Of course, Margaret Beaufort was another kettle of fish. She had involved herself in the Buckingham rebellion, no doubt in the interest of her son, Henry Tudor. Her lands were taken from her and given to Thomas Stanley, and she was placed in her husband’s custody. How this differed from the normal status of a married woman is not clear, but it was probably as far as Richard thought it wise to go. Thomas Stanley was so powerful that he had to be conciliated – the alternative was effectively to make war on him and then cut off his head. Richard, at this point, would not have been able to justify doing that. As mentioned above, Stanley had been loyal.

Something then changed. Perhaps it was simply Margaret’s influence, but at some point, the two Stanley brothers decided that Henry Tudor represented the future. Thomas may have thought that to be the King’s father by marriage would be yet another step up the ladder. William may have resented the accession of Richard III if we assume he was an Edwardian Yorkist. It is hard to see how either could have expected to be treated more favourably than Richard had used them.
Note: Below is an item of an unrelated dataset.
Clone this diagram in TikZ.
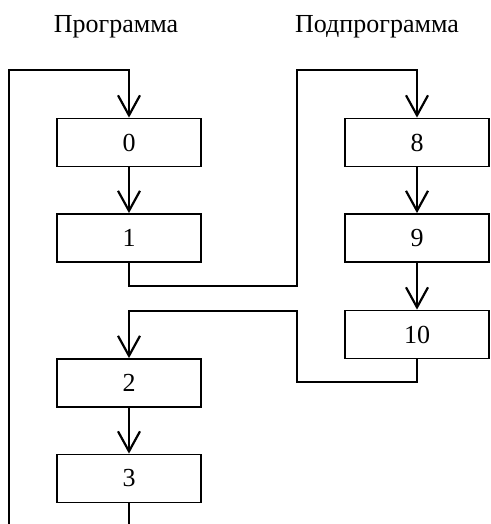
\documentclass[tikz,border=0pt]{standalone}
\usepackage{fontspec}
\setmainfont{Liberation Serif}
\usetikzlibrary{arrows.meta}
\begin{document}
\begin{tikzpicture}[x=1pt,y=-1pt,
  blk/.style={draw,line width=1.8pt,minimum width=144pt,minimum height=48pt,
    inner sep=0pt,font=\fontsize{26}{26}\selectfont},
  title/.style={anchor=base,font=\fontsize{26}{26}\selectfont},
  flow/.style={line width=2.2pt,-{Straight Barb[length=20pt,width=22pt,line width=2.2pt]}},
  wire/.style={line width=2.2pt}]
\useasboundingbox (0,0) rectangle (490,524);

% column titles
\node[title] (tmain) at (116,33) {Программа};
\node[title] (tsub)  at (377,33) {Подпрограмма};

% main program blocks
\node[blk] (b0) at (129,142.5) {0};
\node[blk] (b1) at (129,238) {1};
\node[blk] (b2) at (129,383) {2};
\node[blk] (b3) at (129,478.5) {3};

% subroutine blocks
\node[blk] (b8)  at (417,142.5) {8};
\node[blk] (b9)  at (417,238) {9};
\node[blk] (b10) at (417,334.5) {10};

% routing points
\coordinate (loopTop) at (9,70);
\coordinate (loopEnd) at (9,524);
\coordinate (tail3)   at (129,524);
\coordinate (callTop) at (297,70);
\coordinate (callBot) at (129,286);
\coordinate (retBot)  at (417,382);
\coordinate (retTop)  at (297,311);

% main flow
\draw[flow] (b0) -- (b1);
\draw[flow] (b2) -- (b3);
\draw[wire] (b3) -- (tail3);
\draw[flow] (loopEnd) -- (loopTop) -| (b0.north);

% call into the subroutine
\draw[flow] (b1.south) -- (callBot) -| (callTop) -| (b8.north);
\draw[flow] (b8) -- (b9);
\draw[flow] (b9) -- (b10);

% return to the main program
\draw[flow] (b10.south) -- (retBot) -| (retTop) -| (b2.north);
\end{tikzpicture}
\end{document}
There is little doubt that the Stanleys were in written communication with Tudor. It is possible, even likely, that at least one of them had a secret meeting with him after his landing. Yet they did not join his army. They stood off – meaning neither Richard nor Henry could be sure of their support on the battlefield.

This was extremely unusual behaviour, and I do not think it has ever been satisfactorily explained. It seems cynical, even by the standards of the age. As is well known, it was William who became engaged in the battle and was instrumental in the defeat and death of Richard III. But Thomas did not get involved. He simply stood there with his array. Why? What was he about?

He was created Earl of Derby by Henry VII and confirmed in office as Lord High Constable and High Steward of the Duchy of Lancaster. Confirmed though – he had held these jobs under Richard III, so was no better off.

Thomas was arguably at his most powerful under Edward IV and Richard III. In Henry VII’s reign, his wife took a vow of chastity and was given the status of femme sole. While this was by no means a divorce, it was about as close to it as a medieval couple could achieve. Margaret had her status as ‘King’s Mother’ but Thomas Stanley did not share it. In an age when men who did not ‘control’ their wives in the way society thought proper were mocked, was this change a humiliation for Stanley? Perhaps.

Whatever influence he retained, it was insufficient to save his brother William from execution in 1495.

Thomas lived on until 1504. Perhaps by then his days of power were gone – except at a local level. (His family were to dominate Lancashire for generations.) However, he could look back on his career with satisfaction. He had survived. His family had retained and enhanced its position. In those times it was a record that few others could emulate.